▶ [To do] From the first line of the listing below, retype each line up to and including the one with "Classification (Minor Right"; pictures stay out.

** START Given information **

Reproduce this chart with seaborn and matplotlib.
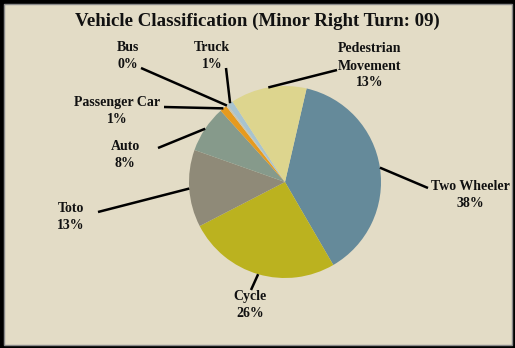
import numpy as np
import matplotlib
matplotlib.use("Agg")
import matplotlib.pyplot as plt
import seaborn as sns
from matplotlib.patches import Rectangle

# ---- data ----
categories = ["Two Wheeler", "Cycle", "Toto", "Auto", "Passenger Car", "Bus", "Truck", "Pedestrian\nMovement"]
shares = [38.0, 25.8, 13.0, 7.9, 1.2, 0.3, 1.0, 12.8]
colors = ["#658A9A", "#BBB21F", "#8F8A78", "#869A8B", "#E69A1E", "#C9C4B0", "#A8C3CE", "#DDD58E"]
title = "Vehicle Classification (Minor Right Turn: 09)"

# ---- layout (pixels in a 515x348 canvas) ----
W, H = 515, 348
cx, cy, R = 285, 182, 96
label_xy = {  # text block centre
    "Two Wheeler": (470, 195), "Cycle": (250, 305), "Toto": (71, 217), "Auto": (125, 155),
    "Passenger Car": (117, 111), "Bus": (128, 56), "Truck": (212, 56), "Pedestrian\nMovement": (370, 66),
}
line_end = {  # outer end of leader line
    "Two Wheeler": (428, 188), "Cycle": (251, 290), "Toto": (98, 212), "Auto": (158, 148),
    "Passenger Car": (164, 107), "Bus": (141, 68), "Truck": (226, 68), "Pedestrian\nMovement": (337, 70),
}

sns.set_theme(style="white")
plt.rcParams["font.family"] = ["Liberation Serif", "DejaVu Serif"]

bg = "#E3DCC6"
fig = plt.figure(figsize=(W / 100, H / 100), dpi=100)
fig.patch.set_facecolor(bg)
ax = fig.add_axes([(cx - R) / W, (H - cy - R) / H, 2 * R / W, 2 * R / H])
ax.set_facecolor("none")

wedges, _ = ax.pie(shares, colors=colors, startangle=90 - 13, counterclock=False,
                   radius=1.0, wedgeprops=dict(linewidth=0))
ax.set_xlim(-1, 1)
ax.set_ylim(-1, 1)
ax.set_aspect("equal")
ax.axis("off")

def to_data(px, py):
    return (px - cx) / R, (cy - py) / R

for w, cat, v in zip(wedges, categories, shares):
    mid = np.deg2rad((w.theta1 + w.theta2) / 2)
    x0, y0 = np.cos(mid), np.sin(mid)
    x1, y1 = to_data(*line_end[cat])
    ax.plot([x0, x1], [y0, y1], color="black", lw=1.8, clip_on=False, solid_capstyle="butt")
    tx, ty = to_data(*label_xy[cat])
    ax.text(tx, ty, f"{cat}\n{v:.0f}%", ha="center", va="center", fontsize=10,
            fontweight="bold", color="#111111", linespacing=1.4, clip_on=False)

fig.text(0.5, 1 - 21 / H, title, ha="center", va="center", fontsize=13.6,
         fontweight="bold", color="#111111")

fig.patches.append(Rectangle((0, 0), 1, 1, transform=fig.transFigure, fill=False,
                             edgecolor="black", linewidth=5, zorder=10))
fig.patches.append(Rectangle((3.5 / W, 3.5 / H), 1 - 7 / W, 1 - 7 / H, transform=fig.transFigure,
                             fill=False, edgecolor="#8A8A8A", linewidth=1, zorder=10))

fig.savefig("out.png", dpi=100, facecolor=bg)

** END Given information **

▶ [Full output]
Reproduce this chart with seaborn and matplotlib.
import numpy as np
import matplotlib
matplotlib.use("Agg")
import matplotlib.pyplot as plt
import seaborn as sns
from matplotlib.patches import Rectangle

# ---- data ----
categories = ["Two Wheeler", "Cycle", "Toto", "Auto", "Passenger Car", "Bus", "Truck", "Pedestrian\nMovement"]
shares = [38.0, 25.8, 13.0, 7.9, 1.2, 0.3, 1.0, 12.8]
colors = ["#658A9A", "#BBB21F", "#8F8A78", "#869A8B", "#E69A1E", "#C9C4B0", "#A8C3CE", "#DDD58E"]
title = "Vehicle Classification (Minor Right Turn: 09)"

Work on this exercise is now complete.